If there’s one thing that makes life easier when you get super busy, it’s having the PIA gene. It’s a special ability to see a job right through to its natural conclusion. This is something for which tidy people have a natural affinity and that others can only admire and wonder about.
No, not really. It’s eminently learnable and it’s not a gene, it’s a muscle. As with any muscle, it get stronger the more you use it. PIA is, quite simply, putting it away. You go out to buy groceries. When you return you bring your shopping bags in from the car, put them on the kitchen bench then quickly go through and put the cold goods into the fridge or freezer. The rest can wait. True, but not if you want to use your PIA muscle. Doing the job to its natural conclusion means putting everything away including the shopping bags.
Here’s another example. Doing the dishes. ‘Doing’ is shorthand for washing, drying and putting away.
Clothes need to be washed, dried (I prefer to peg on a line outside then bring in), folded/hung, ironed as necessary and placed in wardrobes or drawers. These are not difficult jobs. Parts of them are time consuming, but not hard. To make the chore easier to fit into your schedule, you might divide it into washing and ironing. In that case, clothes that require ironing need a temporary, specific home until that task is completed.
Just about every repetitive chore we do is not really one task but a series of small steps that need to be accomplished in a certain order. There are a few sticking points with this whole scenario. Some people are inherently lazy and just won’t do more than they have to do at the time.

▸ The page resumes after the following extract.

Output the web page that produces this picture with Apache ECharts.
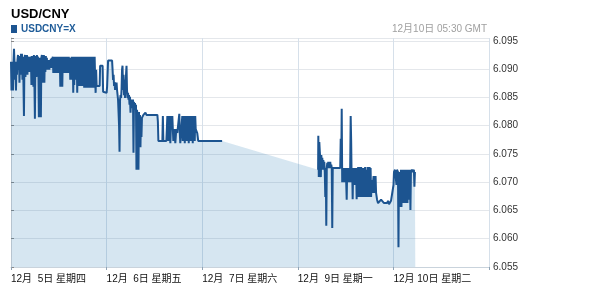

This actually creates more tension, more mess and more work for your future self, so get past this attitude and go the extra mile which may take mere seconds and will definitely save time in the long run. And don’t use the excuse that you’re too busy. You are almost never too busy to do tiny actions.
The biggest hurdle, in my opinion, is within the PIA part. Not the actual action involved in PIA, but the ‘A’ itself. For this to work, you have to have an ‘Away’ to Put It. That’s the secret tidy people have. Every solitary little thing has its very own ‘away’. And here’s the paradox: Although putting it away is right at the end of the sequence, the ‘away’ part needs to be decided at the beginning.
Spend as much time as you can spare finding the perfect home for things. Some kinds of items can be roughly organised into a certain basket. Others need a designated space—so precise you could draw around its base like those shadow boards for tools. The message here is that this is the exact spot for this thing. When the item is not in its home, that space is empty. If closets and cabinets are already bulging, they’re the problem, not the thing that doesn’t have a place to call its own. If you don’t use certain closets or cabinets because they’re a nightmare to open, that should be a red flag telling you this needs your attention—preferably with a rubbish bag and donation box close by.
If you have to clean out a whole cupboard (or multiples thereof) to get to that happy place where you have exact spots for all your items, this is going to take time. But once that work is done, PIA is so easy you don’t need to exercise your mind about it ever again. Just exercise your PIA muscles and your countertops and tables will be clear, your demeanour will be calm and your next task will be that much easier.